Twenty-five years after a federal law passed banning smoking on all domestic flights, many of us don’t even notice the lit “No Smoking” sign above our airplane seats. Until that landmark public health legislation took effect on February 25, 1990, flight attendants were subjected to deadly secondhand smoke during every flight and travelers who sat in “non-smoking” sections couldn’t escape the fumes.
As a member of the American Cancer Society National Board of Directors 25 years ago, I agreed it was imperative for the Society to utilize its scientific expertise and passionate volunteer base to counteract the tobacco industry and protect non-smokers and flight attendants from the hazardous effects of secondhand smoke on every flight. We had the evidence to prove that smoke-free laws saved lives, so we decided to take the issue to Capitol Hill. The Society and its public health partners had champions in Senators Dick Durbin (D-IL) and Frank Lautenberg (D-NJ), whose unwavering support was instrumental in passing the legislation. (You can hear more about Senator Durbin’s involvement in this video.)
The smoke-free airplanes legislation sparked a nationwide movement in support of smoke-free workplaces. In 2002, Delaware became the first state to enact a comprehensive smoke-free law covering all workplaces, including bars and restaurants. Since then, 23 other states and the District of Columbia have followed suit, and today nearly half of the U.S. population is protected by a comprehensive smoke-free law.

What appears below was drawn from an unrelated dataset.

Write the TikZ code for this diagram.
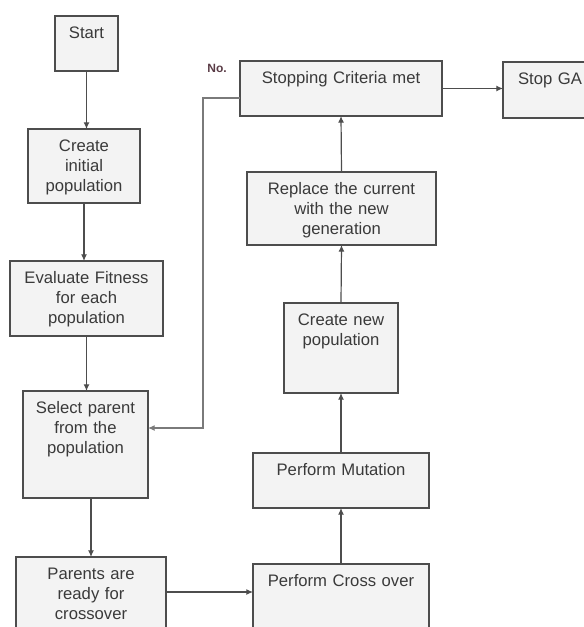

The Society’s advocacy affiliate, the American Cancer Society Cancer Action Network (ACS CAN), believes that the momentum that began 25 years ago cannot stall, especially with a tobacco industry that continues to use egregious tactics to addict kids to its deadly products. There are still 26 states lacking comprehensive smoke-free laws, 58 million Americans exposed to secondhand smoke and minority and low-income populations disproportionately subjected to the deadly impact of tobacco. It’s hard to imagine that cigarettes were ever allowed on flights, and smoking in other workplaces, including restaurants and bars should become relegated to history books as well.
Tobacco will claim the lives of nearly half a million Americans this year. Evidence shows that enacting strong smoke-free laws that cover all workplaces, increasing tobacco excise taxes on a regular basis and fully funding tobacco prevention and cessation programs help people quit using tobacco and keep kids from ever starting. ACS CAN is working to make strong tobacco control laws a priority with elected officials at every level. From passing local smoke-free ordinances, to increasing the meager $1.01 federal cigarette tax, to funding tobacco education and cessation programs, to supporting strong federal regulation over the tobacco industry, ACS CAN is strengthening public policies in ways that help to change cultural views of tobacco use and will lead to a smoke-free, tobacco-free generation.
Dr. Seffrin is the chief executive officer f the American Cancer Society and its advocacy affiliate the American Cancer Society Cancer Action Network.